What you are asked to do: From the records below, please print only the lines from the one containing "Recreate this image" through the one containing "var wMax = 0.5;", both included. Skip the pictures.
== Material provided ==
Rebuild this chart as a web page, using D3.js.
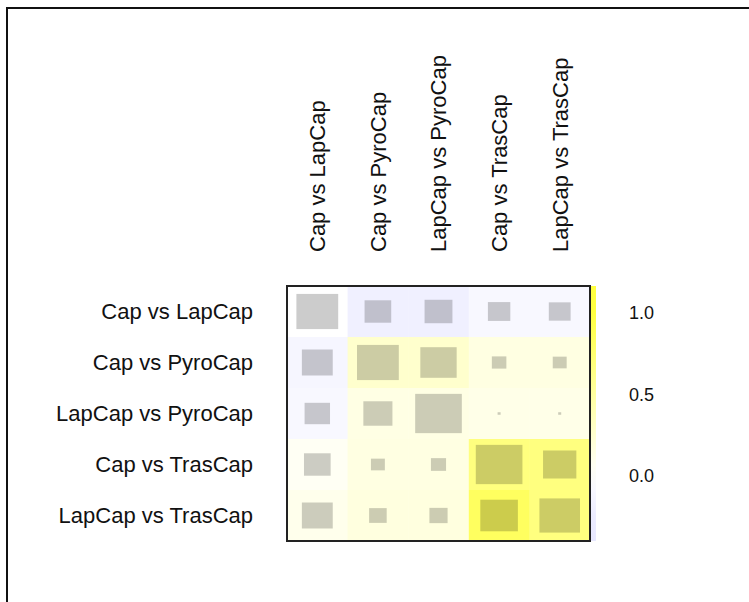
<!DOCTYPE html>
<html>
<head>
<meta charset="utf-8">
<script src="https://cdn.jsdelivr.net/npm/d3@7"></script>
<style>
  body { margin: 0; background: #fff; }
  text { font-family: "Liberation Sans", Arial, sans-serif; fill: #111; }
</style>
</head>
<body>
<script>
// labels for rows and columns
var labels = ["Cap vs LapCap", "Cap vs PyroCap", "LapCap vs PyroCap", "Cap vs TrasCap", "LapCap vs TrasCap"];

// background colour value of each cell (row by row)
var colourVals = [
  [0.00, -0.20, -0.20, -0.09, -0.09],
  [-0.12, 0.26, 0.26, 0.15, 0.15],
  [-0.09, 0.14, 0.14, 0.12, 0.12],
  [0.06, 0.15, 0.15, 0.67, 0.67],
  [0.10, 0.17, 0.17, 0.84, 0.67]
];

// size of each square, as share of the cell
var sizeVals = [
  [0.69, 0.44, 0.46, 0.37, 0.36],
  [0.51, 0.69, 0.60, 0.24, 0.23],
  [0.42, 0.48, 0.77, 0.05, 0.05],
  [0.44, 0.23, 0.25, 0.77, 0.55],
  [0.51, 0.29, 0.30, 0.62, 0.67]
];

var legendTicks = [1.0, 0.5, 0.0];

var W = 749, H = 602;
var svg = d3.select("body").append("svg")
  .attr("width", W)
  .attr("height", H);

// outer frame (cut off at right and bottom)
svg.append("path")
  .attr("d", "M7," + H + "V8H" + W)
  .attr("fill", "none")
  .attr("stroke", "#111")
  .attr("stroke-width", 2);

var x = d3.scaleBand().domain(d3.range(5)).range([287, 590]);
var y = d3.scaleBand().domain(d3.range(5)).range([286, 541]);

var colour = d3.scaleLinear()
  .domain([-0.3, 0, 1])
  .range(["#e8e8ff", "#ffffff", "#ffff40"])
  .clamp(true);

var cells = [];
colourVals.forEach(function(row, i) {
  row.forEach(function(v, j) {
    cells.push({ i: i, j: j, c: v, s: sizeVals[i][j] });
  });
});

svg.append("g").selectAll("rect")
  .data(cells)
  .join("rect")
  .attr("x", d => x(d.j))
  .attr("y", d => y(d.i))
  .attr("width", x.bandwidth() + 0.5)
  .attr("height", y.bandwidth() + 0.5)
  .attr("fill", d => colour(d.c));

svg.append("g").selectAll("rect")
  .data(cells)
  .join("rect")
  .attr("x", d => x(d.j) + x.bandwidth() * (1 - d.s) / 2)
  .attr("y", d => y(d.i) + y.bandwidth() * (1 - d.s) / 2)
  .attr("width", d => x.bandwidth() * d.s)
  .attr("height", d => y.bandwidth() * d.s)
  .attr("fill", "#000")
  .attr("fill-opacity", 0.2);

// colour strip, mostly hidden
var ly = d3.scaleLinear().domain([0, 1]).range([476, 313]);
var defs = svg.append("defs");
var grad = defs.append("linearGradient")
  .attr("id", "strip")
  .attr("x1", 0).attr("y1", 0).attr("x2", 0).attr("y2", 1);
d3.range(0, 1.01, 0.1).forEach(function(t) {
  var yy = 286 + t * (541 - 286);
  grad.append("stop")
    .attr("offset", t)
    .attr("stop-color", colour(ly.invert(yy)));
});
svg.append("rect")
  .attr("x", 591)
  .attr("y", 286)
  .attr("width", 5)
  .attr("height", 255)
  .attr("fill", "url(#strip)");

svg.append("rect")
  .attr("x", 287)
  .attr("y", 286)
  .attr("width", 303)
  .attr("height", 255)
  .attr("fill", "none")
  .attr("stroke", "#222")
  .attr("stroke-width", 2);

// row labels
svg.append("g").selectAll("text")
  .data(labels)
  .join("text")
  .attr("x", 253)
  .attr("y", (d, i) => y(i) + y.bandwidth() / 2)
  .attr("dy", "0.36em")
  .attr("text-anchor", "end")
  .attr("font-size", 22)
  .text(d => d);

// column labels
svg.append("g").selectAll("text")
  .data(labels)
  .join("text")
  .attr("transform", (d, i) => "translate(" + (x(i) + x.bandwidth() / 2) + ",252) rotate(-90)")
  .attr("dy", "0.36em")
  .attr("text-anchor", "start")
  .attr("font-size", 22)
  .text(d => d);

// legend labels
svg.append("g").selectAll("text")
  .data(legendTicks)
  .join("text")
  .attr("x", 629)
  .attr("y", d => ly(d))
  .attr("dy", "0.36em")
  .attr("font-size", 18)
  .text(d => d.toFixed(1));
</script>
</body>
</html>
===
== Material provided ==
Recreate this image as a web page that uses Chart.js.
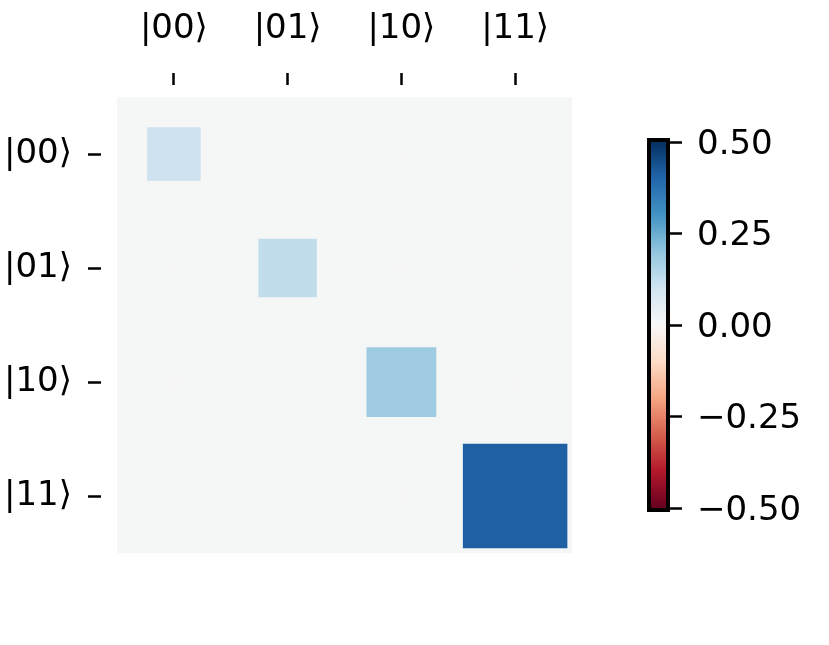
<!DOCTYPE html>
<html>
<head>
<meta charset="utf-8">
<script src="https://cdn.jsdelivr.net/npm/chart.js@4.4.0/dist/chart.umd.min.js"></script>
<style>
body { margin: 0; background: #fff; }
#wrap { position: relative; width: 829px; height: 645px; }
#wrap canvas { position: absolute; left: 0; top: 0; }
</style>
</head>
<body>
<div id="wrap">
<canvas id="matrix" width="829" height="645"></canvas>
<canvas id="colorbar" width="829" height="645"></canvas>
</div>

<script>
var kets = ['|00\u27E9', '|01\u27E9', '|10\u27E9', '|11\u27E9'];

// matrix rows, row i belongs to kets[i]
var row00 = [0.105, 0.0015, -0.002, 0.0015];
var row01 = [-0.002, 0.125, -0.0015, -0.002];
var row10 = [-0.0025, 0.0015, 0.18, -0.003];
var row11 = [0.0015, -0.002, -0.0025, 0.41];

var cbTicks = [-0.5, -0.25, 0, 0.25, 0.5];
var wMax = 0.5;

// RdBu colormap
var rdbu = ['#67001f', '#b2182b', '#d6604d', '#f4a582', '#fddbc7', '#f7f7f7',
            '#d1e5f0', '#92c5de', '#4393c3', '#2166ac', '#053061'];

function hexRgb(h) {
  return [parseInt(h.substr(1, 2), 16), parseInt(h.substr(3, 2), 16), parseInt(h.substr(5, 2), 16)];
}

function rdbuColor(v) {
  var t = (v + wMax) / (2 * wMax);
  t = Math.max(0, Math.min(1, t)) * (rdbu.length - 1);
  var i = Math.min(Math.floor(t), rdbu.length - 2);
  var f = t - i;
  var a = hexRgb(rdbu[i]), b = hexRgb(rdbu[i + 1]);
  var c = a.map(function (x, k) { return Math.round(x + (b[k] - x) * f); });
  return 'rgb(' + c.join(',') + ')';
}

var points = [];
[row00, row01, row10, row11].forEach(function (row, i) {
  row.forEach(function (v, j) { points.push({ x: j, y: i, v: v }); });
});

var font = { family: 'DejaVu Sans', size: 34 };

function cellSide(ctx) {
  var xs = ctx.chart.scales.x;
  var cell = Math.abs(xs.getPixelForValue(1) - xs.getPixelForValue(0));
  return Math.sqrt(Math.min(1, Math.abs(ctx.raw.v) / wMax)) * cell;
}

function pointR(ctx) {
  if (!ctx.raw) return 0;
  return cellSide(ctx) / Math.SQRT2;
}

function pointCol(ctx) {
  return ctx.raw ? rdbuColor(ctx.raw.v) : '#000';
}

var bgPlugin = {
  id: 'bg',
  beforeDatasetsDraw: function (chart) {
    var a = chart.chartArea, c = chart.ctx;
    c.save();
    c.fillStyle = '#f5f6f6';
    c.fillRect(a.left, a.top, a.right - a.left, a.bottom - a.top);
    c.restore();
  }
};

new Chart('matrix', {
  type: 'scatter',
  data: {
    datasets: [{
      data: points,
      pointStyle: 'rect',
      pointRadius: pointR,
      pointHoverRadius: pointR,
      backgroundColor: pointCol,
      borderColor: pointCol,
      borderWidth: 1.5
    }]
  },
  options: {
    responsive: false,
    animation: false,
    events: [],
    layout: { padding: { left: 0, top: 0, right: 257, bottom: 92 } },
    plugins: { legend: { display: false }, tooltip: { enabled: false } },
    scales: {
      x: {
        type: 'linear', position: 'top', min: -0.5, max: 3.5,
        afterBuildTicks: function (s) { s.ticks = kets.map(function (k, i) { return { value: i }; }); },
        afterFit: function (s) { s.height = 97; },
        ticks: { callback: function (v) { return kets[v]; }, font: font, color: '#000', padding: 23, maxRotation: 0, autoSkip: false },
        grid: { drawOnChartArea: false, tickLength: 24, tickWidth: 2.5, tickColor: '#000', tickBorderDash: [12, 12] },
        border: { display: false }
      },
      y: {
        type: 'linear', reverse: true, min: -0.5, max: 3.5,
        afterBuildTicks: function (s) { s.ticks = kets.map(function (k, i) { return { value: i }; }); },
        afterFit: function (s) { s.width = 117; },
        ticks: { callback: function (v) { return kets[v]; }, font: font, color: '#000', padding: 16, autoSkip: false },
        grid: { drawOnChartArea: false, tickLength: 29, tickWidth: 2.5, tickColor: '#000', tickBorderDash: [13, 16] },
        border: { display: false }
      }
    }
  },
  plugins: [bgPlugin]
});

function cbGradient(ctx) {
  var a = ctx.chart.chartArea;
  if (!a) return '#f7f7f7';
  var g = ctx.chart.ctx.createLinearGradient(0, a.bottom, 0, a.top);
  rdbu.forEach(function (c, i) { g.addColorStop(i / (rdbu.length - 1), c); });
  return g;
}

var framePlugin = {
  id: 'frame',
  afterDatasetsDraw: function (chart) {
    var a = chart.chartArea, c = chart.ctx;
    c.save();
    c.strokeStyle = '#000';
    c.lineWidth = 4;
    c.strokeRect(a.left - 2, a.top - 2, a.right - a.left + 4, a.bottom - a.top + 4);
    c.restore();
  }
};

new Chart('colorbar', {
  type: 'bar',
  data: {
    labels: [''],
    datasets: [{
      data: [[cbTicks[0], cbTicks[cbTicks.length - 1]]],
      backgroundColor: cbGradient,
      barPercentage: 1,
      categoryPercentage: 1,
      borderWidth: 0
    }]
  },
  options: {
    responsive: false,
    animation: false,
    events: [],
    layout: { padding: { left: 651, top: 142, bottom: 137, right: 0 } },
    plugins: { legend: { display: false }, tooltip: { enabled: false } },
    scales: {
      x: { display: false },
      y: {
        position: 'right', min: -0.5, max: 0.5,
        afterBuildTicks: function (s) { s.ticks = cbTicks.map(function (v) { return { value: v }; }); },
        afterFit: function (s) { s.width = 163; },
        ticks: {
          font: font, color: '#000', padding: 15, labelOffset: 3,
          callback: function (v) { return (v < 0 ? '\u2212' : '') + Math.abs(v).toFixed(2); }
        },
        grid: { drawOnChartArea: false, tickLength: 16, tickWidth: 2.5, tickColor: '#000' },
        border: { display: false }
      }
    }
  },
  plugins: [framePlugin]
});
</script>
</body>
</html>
===
Exercise result:
Recreate this image as a web page that uses Chart.js.
<!DOCTYPE html>
<html>
<head>
<meta charset="utf-8">
<script src="https://cdn.jsdelivr.net/npm/chart.js@4.4.0/dist/chart.umd.min.js"></script>
<style>
body { margin: 0; background: #fff; }
#wrap { position: relative; width: 829px; height: 645px; }
#wrap canvas { position: absolute; left: 0; top: 0; }
</style>
</head>
<body>
<div id="wrap">
<canvas id="matrix" width="829" height="645"></canvas>
<canvas id="colorbar" width="829" height="645"></canvas>
</div>

<script>
var kets = ['|00\u27E9', '|01\u27E9', '|10\u27E9', '|11\u27E9'];

// matrix rows, row i belongs to kets[i]
var row00 = [0.105, 0.0015, -0.002, 0.0015];
var row01 = [-0.002, 0.125, -0.0015, -0.002];
var row10 = [-0.0025, 0.0015, 0.18, -0.003];
var row11 = [0.0015, -0.002, -0.0025, 0.41];

var cbTicks = [-0.5, -0.25, 0, 0.25, 0.5];
var wMax = 0.5;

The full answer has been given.